The coal industry is expected to fall short of demand in 2005, with some areas possibly being hit by striking shortfalls despite robust growth in production.
The prediction was made at the ongoing weeklong Coal Ordering Conference in Qinhuangdao, in Hebei Province, which started last Thursday.
The conference attributed the expected shortfalls to soaring demand, inadequate production capacity and transportation.
The largest will be concentrated in the east and south of the country, said Han Yong, a coal industry analyst with Shanghai-based China Securities.
In eastern China only a small number of areas, including Anhui and Shandong provinces, produce coal, Han said, while regions like Shanghai, as well as Jiangsu and Zhejiang provinces yield little, but are amongst the largest consumers nationwide.
2.05 billion tons is expected to be produced this year, enough to meet basic needs. Yet inadequate transportation will bottleneck the country's market balance, said an industry insider from China Coal and Coke Holding Ltd.
In an effort to relieve the situation, the government is planning to further expand transportation routes from coal-rich regions, including Shanxi and Shaanxi provinces and the western area of Inner Mongolia Autonomous Region, and improve transportation facilities at ports such as Qinhuangdao, according to official sources.
Han told China Daily the country is expected to improve transportation capacity of the railway between Datong in Shanxi and Qinhuangdao in Hebei from 2004's 150 million tons to 200 million tons this year.
In order to increase production, the National Development and Reform Commission (NDRC) aims to further improve performance by shutting down coal mines that do not meet basic production conditions, and by regulating new mines and power plant construction.
The country is expected to speed up work on existing large coal mines and fortify producers' technical strengths this year, said Han Yong.
"Large coal mines boast 70 to 80 percent efficiency in coal production, compared with the small producers' roughly 20 percent," said Han, so the elimination of small mine construction projects would not have a major impact on the country's coal supply.
The NDRC is also attempting to streamline supply and demand information sharing. The coal industry association, power generation units, and transportation sections will be required to provide detailed production information.

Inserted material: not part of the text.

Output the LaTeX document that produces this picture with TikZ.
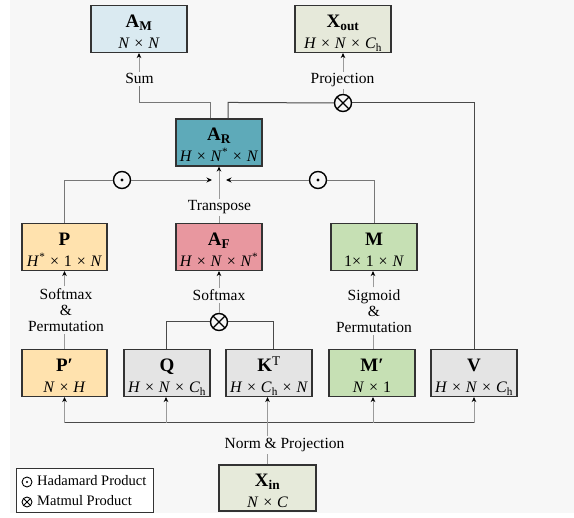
\documentclass[tikz,border=0pt]{standalone}
\usepackage{fontspec}
\setmainfont{Liberation Serif}
\usetikzlibrary{arrows.meta,calc}
\definecolor{bgc}{HTML}{F7F7F7}
\definecolor{boxb}{HTML}{333333}
\definecolor{amc}{HTML}{DAEAF1}
\definecolor{xoutc}{HTML}{E6E9DA}
\definecolor{arc}{HTML}{5EAAB9}
\definecolor{pc}{HTML}{FFE2AE}
\definecolor{afc}{HTML}{E8979F}
\definecolor{mc}{HTML}{C6E0B4}
\definecolor{gc}{HTML}{E4E4E4}
\definecolor{xinc}{HTML}{E6EADA}
\definecolor{lgray}{HTML}{9A9A9A}
\definecolor{mgray}{HTML}{777777}
\definecolor{dgray}{HTML}{4A4A4A}
\newcommand\tms{\hspace{0.3em}×\hspace{0.3em}}
\newcommand\iv[1]{\textit{#1}}
\newcommand\ch{\iv{C}\textsubscript{h}}
\begin{document}
\begin{tikzpicture}[x=1pt,y=-1pt,
  box/.style={draw=boxb, line width=1.1pt, minimum width=86pt, minimum height=47pt, inner sep=0pt},
  ttl/.style={font=\fontsize{19}{21}\selectfont\bfseries, anchor=base, inner sep=0pt},
  dimt/.style={font=\fontsize{16}{18}\selectfont, anchor=base, inner sep=0pt},
  lbl/.style={font=\fontsize{15.5}{17}\selectfont, inner sep=2pt, anchor=base},
  mlbl/.style={font=\fontsize{15.5}{16}\selectfont, inner sep=2pt, align=center},
  gline/.style={draw=lgray, line width=0.9pt},
  oline/.style={draw=mgray, line width=0.9pt},
  dline/.style={draw=dgray, line width=1pt},
  arr/.style={gline, -{Stealth[length=5pt,width=4.5pt,inset=1.5pt,color=black]}},
  oarr/.style={oline, -{Stealth[length=5.5pt,width=5pt,inset=1.8pt,color=black]}},
  opn/.style={circle, draw=black, line width=1.4pt, minimum size=17pt, inner sep=0pt, fill=bgc},
  odotn/.style={opn, path picture={\fill[black] (path picture bounding box.center) circle (1.7pt);}},
  otimesn/.style={opn, path picture={
     \draw[line width=1.3pt] (path picture bounding box.north west) -- (path picture bounding box.south east);
     \draw[line width=1.3pt] (path picture bounding box.north east) -- (path picture bounding box.south west);}},
  lodot/.style={circle, draw=black, line width=0.9pt, minimum size=10pt, inner sep=0pt,
     path picture={\fill[black] (path picture bounding box.center) circle (1.1pt);}},
  lotimes/.style={circle, draw=black, line width=0.9pt, minimum size=10pt, inner sep=0pt,
     path picture={
     \draw[line width=0.8pt] (path picture bounding box.north west) -- (path picture bounding box.south east);
     \draw[line width=0.8pt] (path picture bounding box.north east) -- (path picture bounding box.south west);}}
]
\useasboundingbox (0,0) rectangle (574,518);
\fill[bgc] (10,0) rectangle (574,513);

% ---------- boxes ----------
\node[box, fill=amc, minimum width=96pt] (am) at (139,29) {};
\node[ttl] at ($(am.center)+(0,-1.5)$) {A\textsubscript{M}};
\node[dimt] at ($(am.center)+(0,19.5)$) {\iv{N}\tms\iv{N}};

\node[box, fill=xoutc, minimum width=96pt] (xout) at (343,29) {};
\node[ttl] at ($(xout.center)+(0,-1.5)$) {X\textsubscript{out}};
\node[dimt] at ($(xout.center)+(0,19.5)$) {\iv{H}\tms\iv{N}\tms\ch};

\node[box, fill=arc] (ar) at (219,142.5) {};
\node[ttl] at ($(ar.center)+(0,-1.5)$) {A\textsubscript{R}};
\node[dimt] at ($(ar.center)+(0,19.5)$) {\iv{H}\tms\iv{N}\textsuperscript{*}\tms\iv{N}};

\node[box, fill=pc, minimum width=85pt] (p) at (64.5,247) {};
\node[ttl] at ($(p.center)+(0,-1.5)$) {P};
\node[dimt] at ($(p.center)+(0,19.5)$) {\iv{H}\textsuperscript{*}\tms1\tms\iv{N}};

\node[box, fill=afc] (af) at (219,247) {};
\node[ttl] at ($(af.center)+(0,-1.5)$) {A\textsubscript{F}};
\node[dimt] at ($(af.center)+(0,19.5)$) {\iv{H}\tms\iv{N}\tms\iv{N}\textsuperscript{*}};

\node[box, fill=mc] (m) at (374,247) {};
\node[ttl] at ($(m.center)+(0,-1.5)$) {M};
\node[dimt] at ($(m.center)+(0,19.5)$) {1×\hspace{0.3em}1\tms\iv{N}};

\node[box, fill=pc, minimum width=85pt] (pp) at (64.5,373) {};
\node[ttl] at ($(pp.center)+(0,-1.5)$) {P′};
\node[dimt] at ($(pp.center)+(0,19.5)$) {\iv{N}\tms\iv{H}};

\node[box, fill=gc] (q) at (167,373) {};
\node[ttl] at ($(q.center)+(0,-1.5)$) {Q};
\node[dimt] at ($(q.center)+(0,19.5)$) {\iv{H}\tms\iv{N}\tms\ch};

\node[box, fill=gc] (kt) at (269,373) {};
\node[ttl] at ($(kt.center)+(0,-1.5)$) {K\textsuperscript{\mdseries T}};
\node[dimt] at ($(kt.center)+(0,19.5)$) {\iv{H}\tms\ch\tms\iv{N}};

\node[box, fill=mc] (mp) at (372,373) {};
\node[ttl] at ($(mp.center)+(0,-1.5)$) {M′};
\node[dimt] at ($(mp.center)+(0,19.5)$) {\iv{N}\tms1};

\node[box, fill=gc] (v) at (474,373) {};
\node[ttl] at ($(v.center)+(0,-1.5)$) {V};
\node[dimt] at ($(v.center)+(0,19.5)$) {\iv{H}\tms\iv{N}\tms\ch};

\node[box, fill=xinc, minimum width=97pt, minimum height=46pt] (xin) at (267.5,488) {};
\node[ttl] at ($(xin.center)+(0,-1.5)$) {X\textsubscript{in}};
\node[dimt] at ($(xin.center)+(0,19.5)$) {\iv{N}\tms\iv{C}};

% ---------- labels ----------
\node[lbl] (sumlbl) at (139.5,84) {Sum};
\node[lbl] (projlbl) at (342.5,84) {Projection};
\node[lbl] (trlbl) at (219.5,211) {Transpose};
\node[lbl] (smlbl) at (219,301) {Softmax};
\node[lbl] (nplbl) at (284.5,449) {Norm \& Projection};
\node[mlbl] (sp1) at (66,310) {Softmax\\\&\\Permutation};
\node[mlbl] (sp2) at (374,311) {Sigmoid\\\&\\Permutation};

% ---------- operators ----------
\node[otimesn] (ot1) at (343,103) {};
\node[otimesn] (ot2) at (219,322) {};
\node[odotn] (od1) at (122,180) {};
\node[odotn] (od2) at (318,180) {};
\coordinate (jl) at (212,180);
\coordinate (jr) at (226,180);
\coordinate (busy) at (0,423);
\coordinate (mx) at (373,0);

% ---------- connectors ----------
\draw[oline] ([xshift=-9pt]ar.north) -- ++(0,-16) -| (am.south |- sumlbl.south);
\draw[arr] (am.south |- sumlbl.north) -- (am.south);
\draw[dline] ([xshift=9pt]ar.north) -- ++(0,-16) -- (ot1.west);
\draw[dline] (ot1.east) -| (v.north);
\draw[gline] (ot1.north) -- (ot1.north |- projlbl.south);
\draw[arr] (ot1.north |- projlbl.north) -- (ot1.north |- xout.south);

\draw[oline] (p.north) |- (od1.west);
\draw[oarr] (od1.east) -- (jl);
\draw[oline] (m.north) |- (od2.east);
\draw[oarr] (od2.west) -- (jr);
\draw[gline] (af.north) -- (af.north |- trlbl.south);
\draw[arr] (af.north |- trlbl.north) -- (ar.south);

\draw[gline] (pp.north) -- (pp.north |- sp1.south);
\draw[arr] (pp.north |- sp1.north) -- (p.south);
\draw[gline] (mx |- mp.north) -- (mx |- sp2.south);
\draw[arr] (mx |- sp2.north) -- (mx |- m.south);

\draw[dline] ([xshift=-1pt]q.north) |- (ot2.west);
\draw[dline] ([xshift=4pt]kt.north) |- (ot2.east);
\draw[gline] (ot2.north) -- (ot2.north |- smlbl.south);
\draw[arr] (ot2.north |- smlbl.north) -- (af.south);

\draw[dline] (pp.south |- busy) -- (v.south |- busy);
\draw[arr] (pp.south |- busy) -- (pp.south);
\draw[arr] ([xshift=-1pt]q.south |- busy) -- ([xshift=-1pt]q.south);
\draw[arr] (xin.north |- nplbl.north) -- (xin.north |- kt.south);
\draw[arr] (mx |- busy) -- (mx |- mp.south);
\draw[arr] (v.south |- busy) -- (v.south);
\draw[gline] (xin.north) -- (xin.north |- nplbl.south);

% ---------- legend ----------
\node[draw=boxb, line width=1pt, fill=white, minimum width=137pt, minimum height=44pt, inner sep=0pt] (leg) at (84.5,491) {};
\node[lodot] (lg1) at (27,482) {};
\node[lotimes] (lg2) at (27,502) {};
\node[font=\fontsize{14.5}{16}\selectfont, anchor=base west, inner sep=0pt] (lt1) at (37,486) {Hadamard Product};
\node[font=\fontsize{14.5}{16}\selectfont, anchor=base west, inner sep=0pt] (lt2) at (37,506) {Matmul Product};
\end{tikzpicture}
\end{document}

Han said the government is attempting, with this move, to promote market regulation, further signaling the establishment of a nationwide coal exchange center to replace the annual coal ordering conference.
Five areas - power generation, fertilizer production, steel production, individual consumers and exports - will be given priority, said an official statement, in order to guarantee stable economic development.
The weeklong conference, also stressed the importance of restricting disordered construction in high energy consuming industries, including steel, cement, and power generation, in reducing irrational demand.
Last year, the central government took steps to rein in construction in sectors including steel and power generation, and the endeavor is expected to continue this year, experts say, with an aim to ensure an optimized economic structure and a balanced energy supply and demand.